What is the investment climate?
Investment climate definition explains the economic, financial and social-political conditions in a country that influence decisions by institutions, banks, or individuals to invest in businesses there.
There are several factors affecting investment climate, such as crime levels, poverty rate, employment rate, judicial system, political stability or instability, regulatory uncertainty, stability of financial markets and tax regime.
This investment climate influences decisions by all types of economic players – from micro to big business players – whether to start or expand a business, hire workers, or find a new location for their next production facility.
Indicators of a good investment climate in a country include standard good governance practice, availability of basic infrastructure such as roads, electricity and communication (internet, telephone), low level of corruption, market-friendly regulations, and an impartial court system.
However, It can be difficult to use ‘governance’ to determine whether a country or region has a favourable investment climate.

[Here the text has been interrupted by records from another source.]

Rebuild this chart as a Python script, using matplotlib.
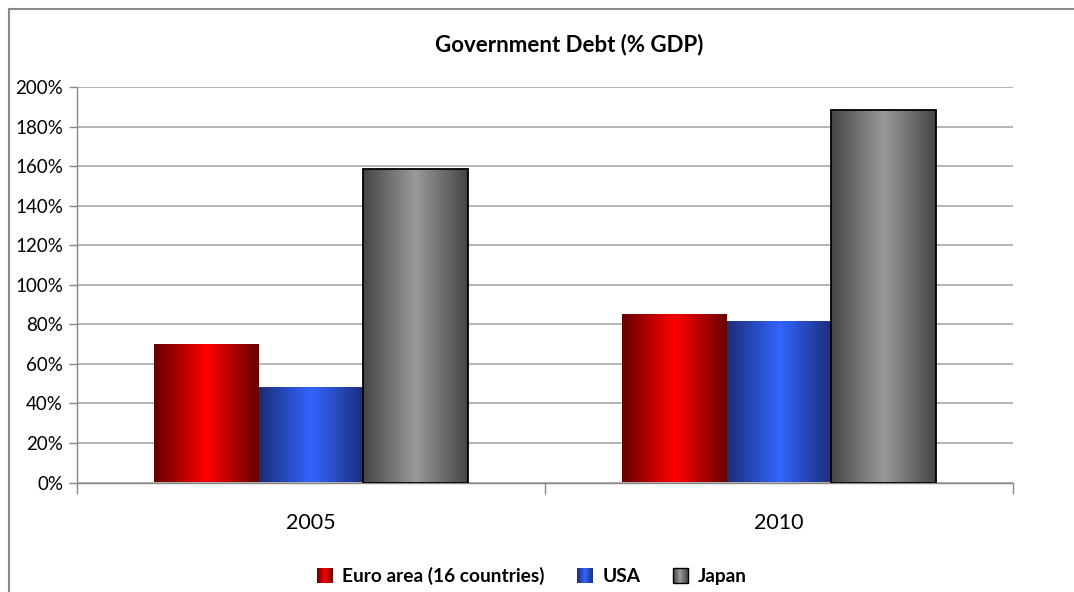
import numpy as np
import matplotlib
matplotlib.use("Agg")
from matplotlib import pyplot as plt
from matplotlib.colors import LinearSegmentedColormap
from matplotlib.legend_handler import HandlerBase
from matplotlib.patches import Rectangle
from matplotlib.lines import Line2D

plt.rcParams['font.family'] = ['Lato', 'DejaVu Sans']

years = ["2005", "2010"]
series = ["Euro area (16 countries)", "USA", "Japan"]
euro = [70.0, 85.2]
usa = [48.3, 81.7]
japan = [158.3, 188.6]
yticks = [0, 20, 40, 60, 80, 100, 120, 140, 160, 180, 200]

# horizontal shading for each series: dark edges, light middle
cmaps = [
    LinearSegmentedColormap.from_list("red", ["#660000", "#ff0000", "#660000"]),
    LinearSegmentedColormap.from_list("blue", ["#1b2d78", "#3366ff", "#1b2d78"]),
    LinearSegmentedColormap.from_list("gray", ["#454545", "#9a9a9a", "#454545"]),
]
edges = ["none", "none", "black"]

fig = plt.figure(figsize=(10.74, 5.92), dpi=100)
ax = fig.add_axes([77 / 1074, 1 - 482.5 / 592, (1013 - 77) / 1074, (482.5 - 87) / 592])

ramp = np.linspace(0, 1, 256).reshape(1, -1)
width = 0.223
x = np.arange(len(years))
for i, vals in enumerate([euro, usa, japan]):
    bars = ax.bar(x + (i - 1) * width, vals, width, facecolor="none",
                  edgecolor=edges[i], linewidth=1.3, zorder=3)
    for b in bars:
        x0, y0 = b.get_x(), b.get_y()
        img = ax.imshow(ramp, cmap=cmaps[i], aspect="auto", interpolation="bilinear",
                        extent=(x0, x0 + b.get_width(), y0, y0 + b.get_height()), zorder=2)
        img.set_clip_path(b)

ax.set_xlim(-0.5, 1.5)
ax.set_ylim(0, 200)
ax.set_yticks(yticks)
ax.set_yticklabels([f"{t}%" for t in yticks], fontsize=13.5)
ax.set_xticks(x)
ax.set_xticklabels(years, fontsize=15.5)
ax.set_xticks([-0.5, 0.5, 1.5], minor=True)
ax.tick_params(axis="x", which="major", length=0, pad=22)
ax.tick_params(axis="x", which="minor", length=8, color="#888888", width=1)
ax.tick_params(axis="y", length=6, color="#888888", width=1, pad=4)
ax.yaxis.grid(True, color="#a8a8a8", linewidth=1.2, zorder=0)
ax.set_axisbelow(True)
for s in ["top", "right"]:
    ax.spines[s].set_visible(False)
for s in ["left", "bottom"]:
    ax.spines[s].set_color("#888888")
    ax.spines[s].set_linewidth(1)

fig.text(569 / 1074, 1 - 45 / 592, "Government Debt (% GDP)", ha="center", va="center",
         fontsize=16, fontweight="bold")


class GradientHandler(HandlerBase):
    def __init__(self, cmap, edge):
        super().__init__()
        self.cmap = cmap
        self.edge = edge

    def create_artists(self, legend, orig_handle, xdescent, ydescent, width, height, fontsize, trans):
        side = min(width, height) * 0.9
        x0 = -xdescent + (width - side) / 2
        y0 = -ydescent + (height - side) / 2
        n = 16
        artists = []
        for k in range(n):
            r = Rectangle((x0 + k * side / n, y0), side / n + 0.3, side,
                          facecolor=self.cmap((k + 0.5) / n), edgecolor="none", transform=trans)
            artists.append(r)
        if self.edge != "none":
            artists.append(Rectangle((x0, y0), side, side, facecolor="none",
                                     edgecolor=self.edge, linewidth=1, transform=trans))
        return artists


handles = [Line2D([], []) for _ in series]
fig.legend(handles, series, loc="center", bbox_to_anchor=(531 / 1074, 1 - 576 / 592),
           ncol=3, frameon=False, handlelength=1.0, handleheight=1.0, handletextpad=0.4,
           columnspacing=1.6, prop={"weight": "bold", "size": 13.8},
           handler_map={h: GradientHandler(c, e) for h, c, e in zip(handles, cmaps, edges)})

# outer chart frame
fig.add_artist(Line2D([9 / 1074, 9 / 1074], [0, 1 - 9 / 592], transform=fig.transFigure,
                      color="#888888", linewidth=1.5))
fig.add_artist(Line2D([9 / 1074, 1], [1 - 9 / 592, 1 - 9 / 592], transform=fig.transFigure,
                      color="#888888", linewidth=1.5))

fig.savefig("out.png", dpi=100)
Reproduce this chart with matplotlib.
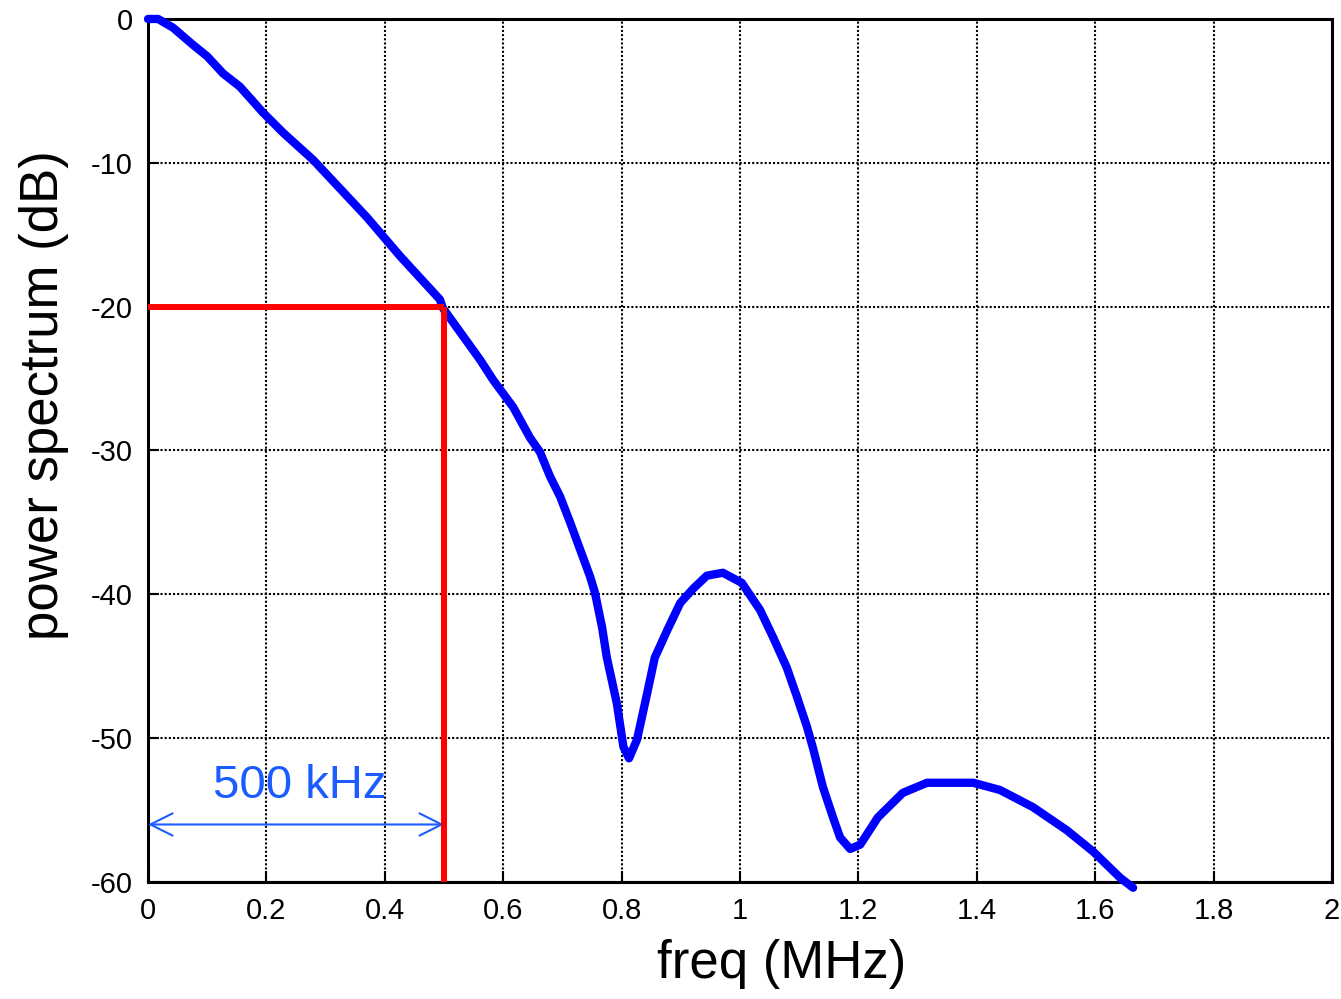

Governance is a broad concept that can be implemented in a variety of ways.
There are also different types of governance, from political governance (the type of of political system, constitutional set-up, relations between state and society), economic governance (state institutions that regulate the economy, competition, property and contract rights), and corporate governance (national and company laws and practices that determine corporate conduct, shareholder rights, disclosure and transparency, accounting standards).
What does a good investment climate mean?
A favourable investment climate encourages productive private investment, which can spur growth and reduce poverty.
The World Bank lists benefits of a good investment climate:
When potential investors encounter numerous obstacles, such as the absence of public business infrastructure – sound regulations, market-friendly law, and transparent procurement system – they may find the business/investment environment in a country unfavourable. These challenges are common in developing countries, making it difficult to attract investment from both domestic and foreign private sectors.
Some investors, on the other hand, may be willing to take risks and invest in an unfavourable investment climate if it promises high returns.
How investment climate is improved
A key component to remove investment barriers is regulatory reform. For example, simplifying regulations and applying electronic/online permit applications can reduce red tape and lower corruption risk.
Several nonprofit organisations, such as the Investment Climate Reform Facility, help countries improve their investment climate.